Courrier international – La guerre des mots s’amplifie entre Bamako et Alger après que le représentant algérien auprès de l’ONU a dénoncé l’utilisation de drones par l’armée malienne dans le nord du pays, en proie à un retour de l’insurrection touareg. Mais, pour “Le Pays”, la querelle a des raisons profondes et anciennes, dont les racines se trouvent dans cette région limitrophe aux deux pays, lesquels s’accusent réciproquement d’alimenter les tensions.
Le Mali et l’Algérie exportent leur mésintelligence au Conseil de sécurité de l’ONU. C’est le moins que l’on puisse dire au regard de ce qui s’est passé le 30 août dernier, à New York.
En effet, au cours d’une réunion sur la fourniture des armes par les pays occidentaux, les ambassadeurs des deux pays voisins se sont offerts en spectacle à travers une passe d’armes.
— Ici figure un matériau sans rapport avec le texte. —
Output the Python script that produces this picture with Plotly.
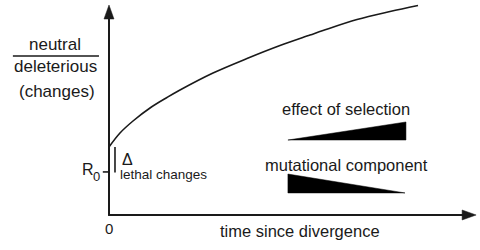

Tout est parti des accusations d’Alger selon lesquelles un drone malien a tué une vingtaine de civils dans le Nord-Mali.
“Accusation aussi grave qu’infondée”, a répondu Bamako qui reproche à son voisin de colporter “à la légère des informations de presse non vérifiées”.
De quoi jeter de nouveau un froid glacial sur les relations entre les deux voisins, déjà mal en point depuis la mise à mort par Bamako [en janvier 2024] de l’accord de paix d’Alger, signé [en 2015] entre le Mali et les rebelles.
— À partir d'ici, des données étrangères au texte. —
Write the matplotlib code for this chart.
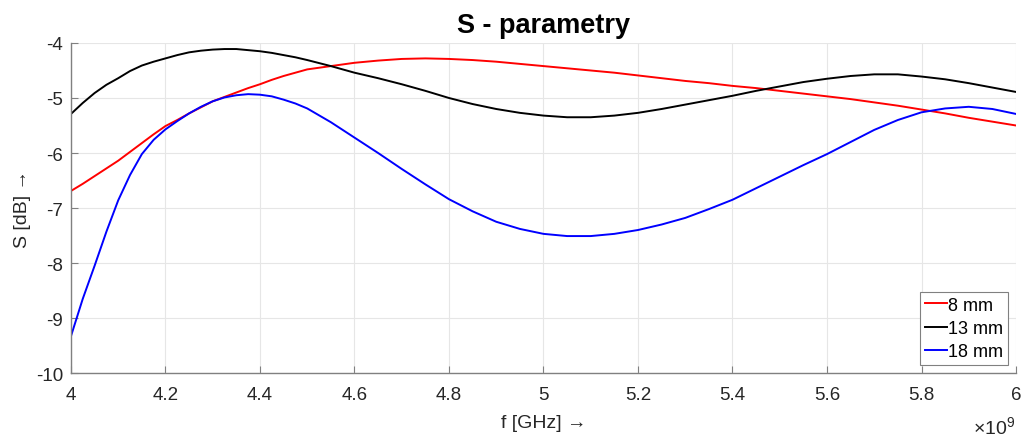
import matplotlib
matplotlib.use("Agg")
import matplotlib.pyplot as plt
from matplotlib.ticker import FuncFormatter

plt.rcParams['font.family'] = ['Liberation Sans', 'DejaVu Sans']
plt.rcParams['axes.unicode_minus'] = False
plt.rcParams['mathtext.fontset'] = 'custom'
plt.rcParams['mathtext.rm'] = 'Liberation Sans'

# frequency points [GHz]
f_ghz = [4.000, 4.025, 4.050, 4.075, 4.100, 4.125, 4.150, 4.175, 4.200, 4.225,
         4.250, 4.275, 4.300, 4.325, 4.350, 4.375, 4.400, 4.425, 4.450, 4.475,
         4.500, 4.55, 4.60, 4.65, 4.70, 4.75, 4.80, 4.85, 4.90, 4.95,
         5.00, 5.05, 5.10, 5.15, 5.20, 5.25, 5.30, 5.35, 5.40, 5.45,
         5.50, 5.55, 5.60, 5.65, 5.70, 5.75, 5.80, 5.85, 5.90, 5.95, 6.00]

s_8mm = [-6.69, -6.56, -6.42, -6.28, -6.14, -5.98, -5.82, -5.66, -5.51, -5.40,
         -5.28, -5.17, -5.06, -4.98, -4.90, -4.82, -4.75, -4.67, -4.60, -4.54,
         -4.48, -4.42, -4.36, -4.32, -4.29, -4.28, -4.29, -4.31, -4.34, -4.38,
         -4.42, -4.46, -4.50, -4.54, -4.59, -4.64, -4.69, -4.73, -4.78, -4.82,
         -4.87, -4.92, -4.97, -5.02, -5.08, -5.14, -5.21, -5.28, -5.36, -5.43, -5.50]

s_13mm = [-5.29, -5.09, -4.91, -4.76, -4.64, -4.51, -4.41, -4.34, -4.28, -4.22,
          -4.17, -4.14, -4.12, -4.11, -4.11, -4.13, -4.15, -4.18, -4.22, -4.26,
          -4.31, -4.42, -4.54, -4.64, -4.75, -4.87, -5.00, -5.11, -5.20, -5.27,
          -5.32, -5.35, -5.35, -5.32, -5.27, -5.20, -5.12, -5.04, -4.96, -4.87,
          -4.79, -4.71, -4.65, -4.60, -4.57, -4.57, -4.61, -4.66, -4.73, -4.81, -4.89]

s_18mm = [-9.33, -8.65, -8.05, -7.43, -6.86, -6.40, -6.02, -5.76, -5.57, -5.42,
          -5.28, -5.16, -5.06, -4.99, -4.95, -4.93, -4.94, -4.97, -5.03, -5.10,
          -5.19, -5.44, -5.72, -6.00, -6.29, -6.57, -6.84, -7.06, -7.25, -7.38,
          -7.47, -7.51, -7.51, -7.47, -7.40, -7.30, -7.18, -7.02, -6.85, -6.64,
          -6.43, -6.22, -6.02, -5.80, -5.58, -5.40, -5.26, -5.19, -5.16, -5.20, -5.29]

labels = ["8 mm", "13 mm", "18 mm"]
colors = ["#ff0000", "#000000", "#0000ff"]

fig = plt.figure(figsize=(10.27, 4.39), dpi=100)
ax = fig.add_axes([0.0691, 0.148, 0.9202, 0.7518])

for s, lab, c in zip([s_8mm, s_13mm, s_18mm], labels, colors):
    ax.plot(f_ghz, s, color=c, lw=1.4, label=lab)

ax.set_xlim(4, 6)
ax.set_ylim(-10, -4)
ax.set_xticks([4.0, 4.2, 4.4, 4.6, 4.8, 5.0, 5.2, 5.4, 5.6, 5.8, 6.0])
ax.set_yticks(range(-10, -3))
ax.xaxis.set_major_formatter(FuncFormatter(lambda v, p: "%g" % round(v, 2)))
ax.grid(True, color="#e6e6e6", lw=0.8)
ax.set_axisbelow(True)

for side in ["top", "right"]:
    ax.spines[side].set_visible(False)
for side in ["left", "bottom"]:
    ax.spines[side].set_color("#808080")
    ax.spines[side].set_linewidth(1.0)
ax.tick_params(direction="in", length=5, color="#808080", labelsize=13.5,
               labelcolor="#262626")
ax.tick_params(axis="x", pad=9.5)
ax.tick_params(axis="y", pad=5.5)

ax.set_title("S - parametry", fontsize=19.5, fontweight="bold", pad=8)
ax.set_xlabel("f [GHz] \u2192", fontsize=14, color="#262626", labelpad=8)
ax.set_ylabel("S [dB] \u2192", fontsize=14, color="#262626", labelpad=4)
fig.text(1015 / 1027, 0.009, "\u00d710$^{9}$", ha="right", va="baseline",
         fontsize=14, color="#262626")

leg = ax.legend(loc="lower right", fontsize=13, handlelength=1.2, handletextpad=0.1,
                borderpad=0.25, labelspacing=0.35, fancybox=False, framealpha=1,
                borderaxespad=0.45)
leg.get_frame().set_edgecolor("#808080")
leg.get_frame().set_linewidth(0.8)

fig.savefig("out.png", dpi=100)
Et ce n’est pas tout. Le fossé s’est davantage creusé entre les deux capitales depuis qu’Alger a accepté d’offrir le gîte et le couvert aux rebelles [touaregs] chassés de Kidal à la fin de 2023. À cela s’ajoute l’exil doré accordé à l’imam Mahamoud Dicko, présenté comme le poil à gratter du président Assimi Goïta et de ses frères d’armes, qu’il n’a eu de cesse de clouer au pilori. [Leader politico-religieux, très influent au Mali, l’imam Dicko a servi de médiateur entre le gouvernement malien et les groupes djihadistes dans le nord du pays, ce qui lui a valu des accusations par la junte au pouvoir de soutenir ces groupes. Il est actuellement en exil à Alger.]
Cela dit, comment donc restaurer la confiance entre l’Algérie et le Mali ? Difficile de répondre à cette question dans la mesure où, pour Bamako, Alger ne joue pas franc-jeu.
Nécessaire et inévitable coopération
Or, au regard du contexte régional, il est dans l’intérêt des deux voisins de travailler à se donner la main au risque de jouer le jeu des terroristes, qui se moquent des frontières.
Car, on ne le dira jamais assez, la lutte contre le terrorisme, pour être efficace, doit se mener dans la mutualisation des efforts, notamment à travers le partage de renseignements et des opérations conjointes. Inutile donc de dire que s’ils ne se blairent pas, Alger et Bamako ne pourront pas collaborer en vue de porter l’estocade aux groupes armés terroristes qui continuent de semer la mort et la désolation sur leur chemin.
Surtout que, dans le même temps, on sait aussi que les relations entre le Mali et certains de ses voisins, en l’occurrence la Côte d’Ivoire et la Mauritanie, ne sont pas au beau fixe.
C’est dire qu’à l’allure où vont les choses, ce ne serait pas demain la veille la fin du terrorisme. À moins que prenant toute la mesure du péril, les uns et les autres acceptent de descendre de leur piédestal en vue d’une collaboration franche, sincère et durable.
Peut-être faudrait-il que l’Union africaine (UA) et les Nations unies, s’il y a lieu, s’impliquent davantage afin d’aplanir les divergences de vues qui opposent le Mali et ses voisins. Ce n’est pas trop demandé, tant il y va de l’intérêt supérieur du peuple malien, qui a longtemps souffert le martyre.
En tout cas, quand on suit de très près l’évolution de la situation, on a parfois envie de dire que Bamako tire un peu sur la corde. Pour autant, on ne saurait absoudre aussi l’Algérie, qui, il faut le dire, joue au clair-obscur quand elle ne donne pas la fâcheuse impression de vouloir faire chanter son voisin.